Is it just obviously true that if (1) you had a Libor-based loan or swap or whatever, (2) Libor was intentionally manipulated by a bank or a scheming cabal of banks, and (3) that manipulation moved Libor against you and cost you money, then (4) you should be able to sue those banks to get back that money? Maybe? But then what do you do about this?
The preliminary analysis of individual quotes from panel banks shows that some anomalies can be found in the submissions, despite Thomson Reuters sanity checks. These anomalies can be seen as fat finger errors. For example on 12 June 2004, Bank 30 provided quotes between 44% and 55.5% for all tenors, and on 14 August 2006, the same bank provided quotes of 66% for a range of maturities (1 week to 3 weeks and 2 months to 5 months) as indicated in Chart 2.
That’s from the European Banking Authority – European Securities and Markets Authority report and recommendations on what to do about Euribor, a slightly less corrupt Continental analogue of Libor overseen by the European Banking Federation. Euribor was not, you’ll be pleased to know, 44% for any tenor on any date in 2004, but some of these fat finger errors do seem to have moved Euribor, though by mostly trivial amounts.
When banks sign on to do M&A engagements, you may recall, they negotiate very carefully over exactly who can sue them for what; basically, only their direct clients can sue them, and only for gross negligence and fraud. Someone they’ve never met suing them for accidental mistakes is right out. With Libor, and Euribor, we’ve seen some big regulatory settlements for obvious intentional fraud. But the private lawsuits – users of [__]ibor suing [__]ibor panel banks1 – are just getting started and raise all sorts of fun issues about who owes what sort of duties to whom. If you and I sign a Libor swap between us, and across the globe some guy at UBS is manipulating Libor, why should he owe us any money? And if he was responsible for our trades, why would he want to be a Libor submitter?2 And if he owes us damages for manipulating Libor, why shouldn’t “Bank 30″ owe someone damages for moving Euribor by negligently submitting crazily wrong quotes?
These are perhaps purely theoretical questions – there’s apparently enough manipulation to go around in historical Euribor setting, without pestering anyone over long-forgotten fat fingers; while going forward Euribor may not be susceptible to such errors because the EBA/ESMA recommendations include things along the lines of “have banks and Thomson Reuters, like, check submissions to see if they’re nuts.” But they fall along a continuum of Euribor uncertainty, from “blatant intentional profit-oriented manipulation” through “existential uncertainty about what Euribor is” down to “fat fingers.”

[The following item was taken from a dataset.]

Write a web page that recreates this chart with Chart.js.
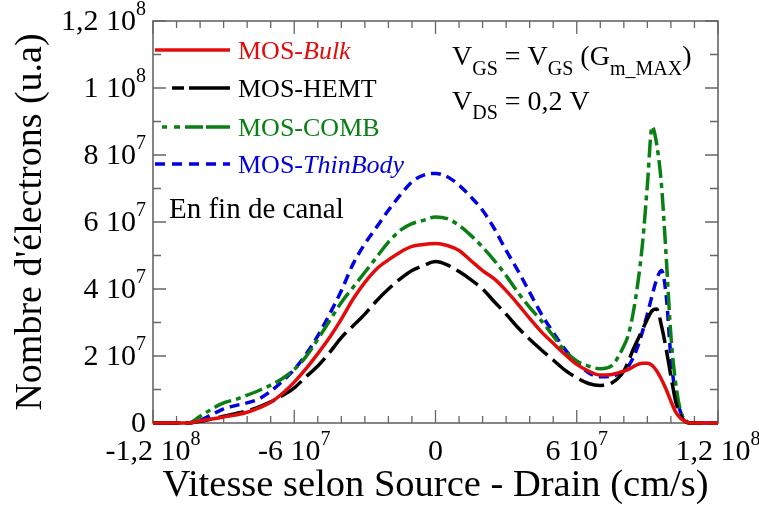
<!DOCTYPE html>
<html>
<head>
<meta charset="utf-8">
<title>Nombre d'électrons - vitesse</title>
<script src="https://cdn.jsdelivr.net/npm/chart.js@4.4.0/dist/chart.umd.min.js"></script>
<style>
  html, body { margin: 0; padding: 0; background: #ffffff; }
</style>
</head>
<body>
<canvas id="velocityChart" width="759" height="506"></canvas>
<script>
"use strict";

// velocity along source-drain, in 1e6 cm/s
var velocity = [-120, -110, -105,
    -100, -95, -90, -85, -80, -75, -70, -65, -60, -55, -50, -45, -40, -35, -30, -25, -20, -15, -10, -5,
    0, 5, 10, 15, 20, 25, 30, 35, 40, 45, 50, 55, 60, 65, 70, 75, 80,
    82, 84, 86, 88, 90, 92, 94, 96, 98, 100, 102, 104, 106, 108, 110,
    115, 120];

// number of electrons, in 1e7 (u.a)
var mosBulk = [0, 0, 0,
    0.07, 0.12, 0.18, 0.24, 0.32, 0.45, 0.62, 0.88, 1.22, 1.62, 2.07, 2.55, 3.1, 3.7, 4.2, 4.6, 4.87, 5.1, 5.27, 5.33,
    5.36, 5.3, 5.15, 4.85, 4.55, 4.3, 3.95, 3.55, 3.12, 2.72, 2.38, 2.05, 1.75, 1.55, 1.43, 1.45, 1.55,
    1.6, 1.68, 1.75, 1.78, 1.78, 1.72, 1.55, 1.3, 1.0, 0.65, 0.33, 0.15, 0.05, 0, 0,
    0, 0];

var mosHemt = [0, 0, 0,
    0.05, 0.12, 0.2, 0.28, 0.36, 0.48, 0.63, 0.82, 1.05, 1.38, 1.7, 2.1, 2.55, 2.9, 3.25, 3.65, 4.0, 4.3, 4.55, 4.7,
    4.82, 4.72, 4.52, 4.28, 4.0, 3.62, 3.25, 2.85, 2.5, 2.18, 1.88, 1.58, 1.35, 1.18, 1.12, 1.2, 1.55,
    1.85, 2.2, 2.5, 2.8, 3.1, 3.35, 3.4, 2.9, 2.2, 1.4, 0.65, 0.25, 0.05, 0, 0,
    0, 0];

var mosComb = [0, 0, 0,
    0.2, 0.42, 0.6, 0.7, 0.83, 0.97, 1.13, 1.33, 1.6, 1.98, 2.5, 3.05, 3.6, 4.05, 4.5, 4.95, 5.4, 5.75, 5.95, 6.05,
    6.15, 6.1, 5.9, 5.6, 5.25, 4.85, 4.4, 3.9, 3.45, 3.05, 2.6, 2.15, 1.85, 1.7, 1.62, 1.72, 2.3,
    2.65, 3.3, 4.2, 5.4, 7.1, 8.85, 8.3, 7.1, 4.95, 2.6, 1.2, 0.38, 0.08, 0, 0,
    0, 0];

var mosThinBody = [0, 0, 0,
    0.08, 0.25, 0.42, 0.52, 0.6, 0.72, 0.95, 1.25, 1.6, 2.05, 2.6, 3.25, 3.95, 4.75, 5.35, 5.85, 6.35, 6.8, 7.2, 7.4,
    7.45, 7.35, 7.1, 6.75, 6.35, 5.8, 5.15, 4.55, 3.9, 3.25, 2.7, 2.2, 1.8, 1.5, 1.38, 1.4, 1.55,
    1.7, 1.95, 2.3, 2.75, 3.25, 3.8, 4.3, 4.55, 3.8, 1.95, 0.85, 0.35, 0.1, 0, 0,
    0, 0];

var xTickValues = [-120, -60, 0, 60, 120];
var xTickLabels = ['-1,2 10\u2078', '-6 10\u2077', '0', '6 10\u2077', '1,2 10\u2078'];
var yTickValues = [0, 2, 4, 6, 8, 10, 12];
var yTickLabels = ['0', '2 10\u2077', '4 10\u2077', '6 10\u2077', '8 10\u2077', '1 10\u2078', '1,2 10\u2078'];

var SERIF = "'Liberation Serif', 'Times New Roman', serif";
var AXIS_COLOR = '#666666';
var C_RED = 'rgb(226, 12, 12)';
var C_BLACK = '#000000';
var C_GREEN = 'rgb(10, 128, 20)';
var C_BLUE = 'rgb(0, 0, 225)';

var series = [
    {name: [['MOS-', false], ['Bulk', true]], data: mosBulk, color: C_RED, dash: [],
        legendDash: [], legendY: 50, legendX: 155},
    {name: [['MOS-HEMT', false]], data: mosHemt, color: C_BLACK, dash: [26, 7],
        legendDash: [12, 5, 60], legendY: 88, legendX: 172},
    {name: [['MOS-COMB', false]], data: mosComb, color: C_GREEN, dash: [18, 5, 5, 5],
        legendDash: [5, 7, 6, 5, 18, 3, 30], legendY: 127, legendX: 162},
    {name: [['MOS-', false], ['ThinBody', true]], data: mosThinBody, color: C_BLUE, dash: [10, 6],
        legendDash: [10, 7], legendY: 164, legendX: 155}
];

var supDigits = {'\u2077': '7', '\u2078': '8'};

function drawTickLabel(ctx, text, x, baseline, align) {
    var last = text.charAt(text.length - 1);
    var base = text, sup = '';
    if (supDigits[last]) {
        base = text.slice(0, -1);
        sup = supDigits[last];
    }
    ctx.font = '30px ' + SERIF;
    var wb = ctx.measureText(base).width;
    ctx.font = '20px ' + SERIF;
    var ws = sup ? ctx.measureText(sup).width : 0;
    var total = wb + ws;
    var start = align === 'right' ? x - total : x - total / 2;
    ctx.textAlign = 'left';
    ctx.textBaseline = 'alphabetic';
    ctx.font = '30px ' + SERIF;
    ctx.fillText(base, start, baseline);
    if (sup) {
        ctx.font = '20px ' + SERIF;
        ctx.fillText(sup, start + wb, baseline - 15);
    }
}

// draws a run of text pieces: [text, size, dy, italic]
function drawRun(ctx, pieces, x, baseline) {
    var i, cx = x;
    ctx.textAlign = 'left';
    ctx.textBaseline = 'alphabetic';
    for (i = 0; i < pieces.length; i++) {
        var p = pieces[i];
        ctx.font = (p[3] ? 'italic ' : '') + p[1] + 'px ' + SERIF;
        ctx.fillText(p[0], cx, baseline + p[2]);
        cx += ctx.measureText(p[0]).width;
    }
}

var framePlugin = {
    id: 'frame',
    beforeDatasetsDraw: function (chart) {
        var ctx = chart.ctx;
        var a = chart.chartArea;
        var xs = chart.scales.x;
        var ys = chart.scales.y;
        var v, px, py, len, i;

        ctx.save();
        ctx.strokeStyle = AXIS_COLOR;
        ctx.lineWidth = 1.6;
        ctx.strokeRect(a.left, a.top, a.right - a.left, a.bottom - a.top);

        ctx.lineWidth = 1.3;
        ctx.beginPath();
        for (v = xs.min; v <= xs.max; v += 10) {
            px = xs.getPixelForValue(v);
            len = xTickValues.indexOf(v) >= 0 ? 13 : 7;
            ctx.moveTo(px, a.bottom);
            ctx.lineTo(px, a.bottom - len);
            ctx.moveTo(px, a.top);
            ctx.lineTo(px, a.top + len);
        }
        for (v = ys.min; v <= ys.max; v += 1) {
            py = ys.getPixelForValue(v);
            len = yTickValues.indexOf(v) >= 0 ? 13 : 8;
            ctx.moveTo(a.left, py);
            ctx.lineTo(a.left + len, py);
            ctx.moveTo(a.right, py);
            ctx.lineTo(a.right - len, py);
        }
        ctx.stroke();

        ctx.fillStyle = '#000000';
        for (i = 0; i < xTickValues.length; i++) {
            drawTickLabel(ctx, xTickLabels[i], xs.getPixelForValue(xTickValues[i]), 460, 'center');
        }
        for (i = 0; i < yTickValues.length; i++) {
            drawTickLabel(ctx, yTickLabels[i], a.left - 7, ys.getPixelForValue(yTickValues[i]) + 9, 'right');
        }
        ctx.restore();
    },
    afterDatasetsDraw: function (chart) {
        var ctx = chart.ctx;
        var i, j;
        ctx.save();

        // legend
        for (i = 0; i < series.length; i++) {
            var s = series[i];
            ctx.strokeStyle = s.color;
            ctx.lineWidth = 3.5;
            ctx.setLineDash(s.legendDash);
            ctx.beginPath();
            ctx.moveTo(s.legendX, s.legendY);
            ctx.lineTo(230, s.legendY);
            ctx.stroke();
            ctx.setLineDash([]);
            ctx.fillStyle = s.color;
            var pieces = [];
            for (j = 0; j < s.name.length; j++) {
                pieces.push([s.name[j][0], 26, 0, s.name[j][1]]);
            }
            drawRun(ctx, pieces, 238, s.legendY + 9);
        }

        ctx.fillStyle = '#000000';
        drawRun(ctx, [['En fin de canal', 29, 0, false]], 169, 218);

        drawRun(ctx, [
            ['V', 28, 0, false], ['GS', 20, 10, false], [' = V', 28, 0, false], ['GS', 20, 10, false],
            [' (G', 28, 0, false], ['m_MAX', 20, 10, false], [')', 28, 0, false]
        ], 452, 65);
        drawRun(ctx, [
            ['V', 28, 0, false], ['DS', 20, 9, false], [' = 0,2 V', 28, 0, false]
        ], 452, 110);

        ctx.restore();
    }
};

function buildPoints(values) {
    var pts = [];
    for (var i = 0; i < velocity.length; i++) {
        pts.push({x: velocity[i], y: values[i]});
    }
    return pts;
}

var datasets = series.map(function (s) {
    return {
        label: s.name.map(function (p) { return p[0]; }).join(''),
        data: buildPoints(s.data),
        borderColor: s.color,
        backgroundColor: s.color,
        borderWidth: 3.5,
        borderDash: s.dash,
        pointRadius: 0,
        fill: false,
        tension: 0.3,
        cubicInterpolationMode: 'monotone',
        clip: 6
    };
});

var chart = new Chart(document.getElementById('velocityChart'), {
    type: 'line',
    data: {datasets: datasets},
    options: {
        responsive: false,
        animation: false,
        layout: {padding: {top: 21, right: 41, left: 0, bottom: 0}},
        plugins: {
            legend: {display: false},
            tooltip: {enabled: false}
        },
        scales: {
            x: {
                type: 'linear',
                min: -120,
                max: 120,
                grid: {display: false, drawTicks: false},
                border: {display: false},
                ticks: {display: false, stepSize: 60},
                title: {
                    display: true,
                    text: 'Vitesse selon Source - Drain (cm/s)',
                    color: '#000000',
                    font: {family: SERIF, size: 38.5, lineHeight: 1},
                    padding: {top: 0, bottom: 1}
                },
                afterFit: function (scale) { scale.height = 83; }
            },
            y: {
                type: 'linear',
                min: 0,
                max: 12,
                grid: {display: false, drawTicks: false},
                border: {display: false},
                ticks: {display: false, stepSize: 2},
                title: {
                    display: true,
                    text: "Nombre d'électrons (u.a)",
                    color: '#000000',
                    font: {family: SERIF, size: 38, lineHeight: 1},
                    padding: {top: 12, bottom: 0}
                },
                afterFit: function (scale) { scale.width = 153; }
            }
        }
    },
    plugins: [framePlugin]
});
</script>
</body>
</html>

The blatant intentional manipulation, and the fat fingers, we can optimistically assume will be reduced with increasing regulatory focus on Euribor. But the existential unease? I dunno. EBA/ESMA note that “The definition of Euribor is not sufficiently clear as it is based on terms which create ambiguity.” That definition is “is the rate at which Euro interbank term deposits are offered by one prime bank to another prime bank within the EMU zone,” and EBA/ESMA see a few problems with that.3 But they have a recommended solution:
The Euribor definition should be adjusted for more clarity. In particular, the term “prime bank” needs a clear definition. The term “interbank transactions” also needs to be clarified and, if needed, to be broadened and adjusted.
As the Journal drily puts it, “the European regulators instructed the EBF to clarify such definitions, but didn’t provide any guidance about how the group should do that.” Which is kind of ironic, since the lack of clear and specific instructions is sort of what got them into this trouble in the first place.
Regulators Urge Quick Revamp of Euribor [WSJ]
EuriBORE: the recommendations, the fat fingers, the inconsistencies [FTAV]
ESMA and the EBA take action to strengthen Euribor and benchmark rate-setting processes [EBA]
1. Where [__] = L, for the most part, these days, given America’s quickness on the draw, lawsuit-wise, but once there are a few regulatory settlements you can expect [__] = Eur, T, etc.
The two European regulators also voiced concern Friday that some banks recently decided to stop contributing data to Euribor. “There should be stigma attached to leaving the panel,” Mr. Enria said. “Banks should feel an obligation to continue participating.”
Three banks have left the panel in the past week, and a fourth has said it is reviewing its options.
- The definition of what is a Prime bank has not been outlined. This could create some uncertainty for panel banks and may result in difficulties in assessing the reliability of the quotes provided by panel banks. Some further ambiguity comes from the criteria that should be fulfilled to be a panel bank such as enjoying high credit standards and high reputation which may be understood as a kind of proxy for being a prime bank.
- While the Euribor Steering Committee has created a working group seeking to define what a prime bank is, possibly by using a credit rating, there was no final decision on this and Euribor-EBF is seeking guidance from regulators on the definition of a prime bank.
- There are no requirements to use any evidence as a basis for a quote – to the best of their knowledge is not prescribed in any way. This makes it difficult to assess the quality and accuracy of the quotes.